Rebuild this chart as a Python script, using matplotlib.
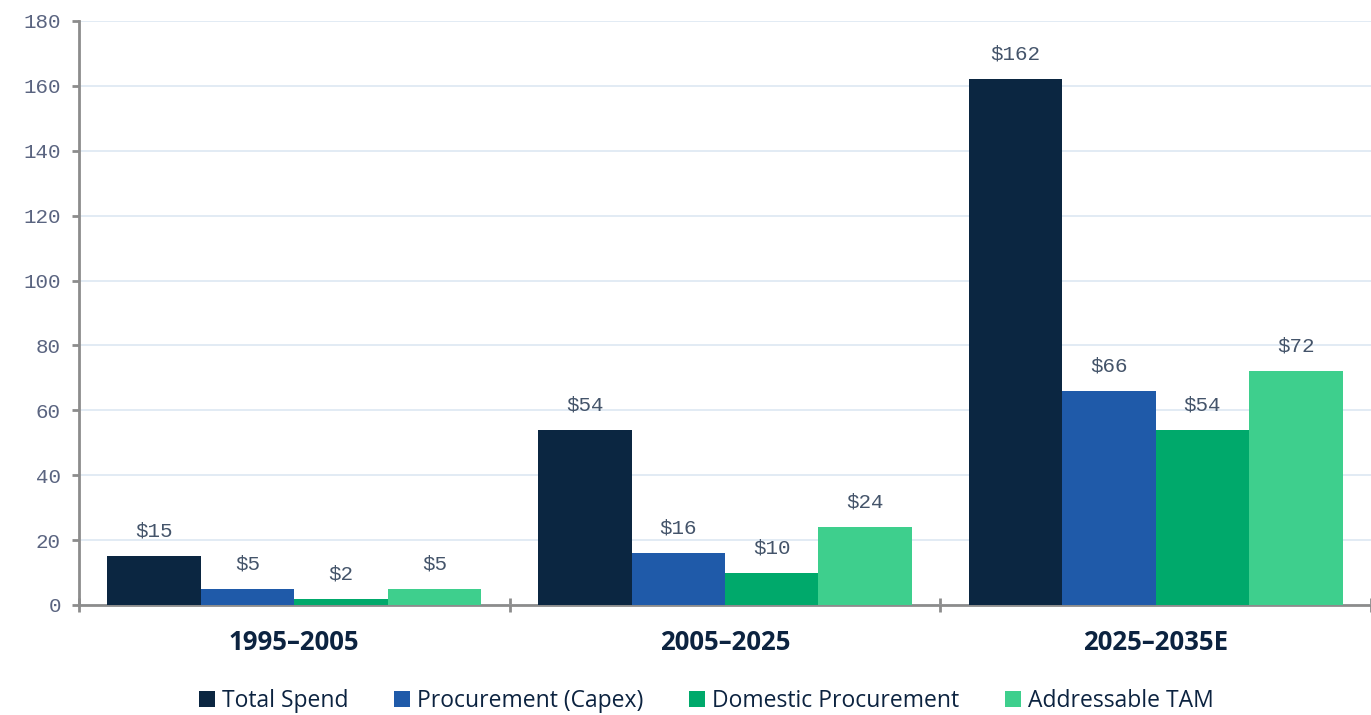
import numpy as np
import matplotlib.pyplot as plt
from matplotlib.ticker import FixedLocator

# --- Data ---
periods = ['1995\u20132005', '2005\u20132025', '2025\u20132035E']
series_names = ['Total Spend', 'Procurement (Capex)', 'Domestic Procurement', 'Addressable TAM']
total_spend = [15, 54, 162]
procurement_capex = [5, 16, 66]
domestic_procurement = [2, 10, 54]
addressable_tam = [5, 24, 72]
y_ticks = [0, 20, 40, 60, 80, 100, 120, 140, 160, 180]

colors = ['#0b2641', '#1f5aa9', '#00a96b', '#3ecf8d']
label_color = '#44546a'
tick_color = '#5a6480'
navy = '#0c2340'

# --- Figure ---
fig = plt.figure(figsize=(13.71, 7.15), dpi=100)
ax = fig.add_axes([79 / 1371, 1 - 605 / 715, 1 - 79 / 1371, (605 - 21) / 715])

x = np.arange(len(periods))
bar_w = 0.217
values = [total_spend, procurement_capex, domestic_procurement, addressable_tam]

for i, (name, vals) in enumerate(zip(series_names, values)):
    offs = (i - 1.5) * bar_w
    bars = ax.bar(x + offs, vals, width=bar_w, color=colors[i], label=name, zorder=3)
    for b, v in zip(bars, vals):
        ax.annotate(f'${v}', (b.get_x() + b.get_width() / 2, v),
                    xytext=(0, 18), textcoords='offset points',
                    ha='center', va='center', fontsize=15,
                    family='Liberation Mono', color=label_color)

# --- Axes styling ---
ax.set_xlim(-0.5, 2.5)
ax.set_ylim(0, 180)
ax.yaxis.set_major_locator(FixedLocator(y_ticks))
ax.grid(axis='y', color='#dde7f2', linewidth=1.2, zorder=0)
ax.set_axisbelow(True)

for s in ['top', 'right']:
    ax.spines[s].set_visible(False)
for s in ['left', 'bottom']:
    ax.spines[s].set_color('#8c8c8c')
    ax.spines[s].set_linewidth(2)

ax.tick_params(axis='y', length=5, width=2, color='#8c8c8c', pad=8,
               labelsize=15, labelcolor=tick_color)
for t in ax.get_yticklabels():
    t.set_family('Liberation Mono')

# group boundary ticks on x axis, category names as minor labels
ax.xaxis.set_major_locator(FixedLocator([-0.5, 0.5, 1.5, 2.5]))
ax.xaxis.set_major_formatter(plt.NullFormatter())
ax.xaxis.set_minor_locator(FixedLocator(x))
ax.set_xticklabels(periods, minor=True)
ax.tick_params(axis='x', which='major', length=10, width=2, color='#8c8c8c', direction='inout')
ax.tick_params(axis='x', which='minor', length=0, pad=17, labelsize=18.5, labelcolor=navy)
for t in ax.get_xticklabels(minor=True):
    t.set_family('Open Sans')
    t.set_fontweight('bold')

# --- Legend ---
leg = fig.legend(loc='center', bbox_to_anchor=(0.515, 1 - 701 / 715), ncol=4,
                 frameon=False, handlelength=0.7, handleheight=0.7,
                 handletextpad=0.3, columnspacing=2.0,
                 prop={'family': 'Open Sans', 'size': 16.5})
for t in leg.get_texts():
    t.set_color(navy)

fig.savefig('out.png', dpi=100)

· · · · · · ·

Your goal:
Collect each line holding the string "matplotlib".

Answer in full:
Rebuild this chart as a Python script, using matplotlib.
import matplotlib.pyplot as plt
from matplotlib.ticker import FixedLocator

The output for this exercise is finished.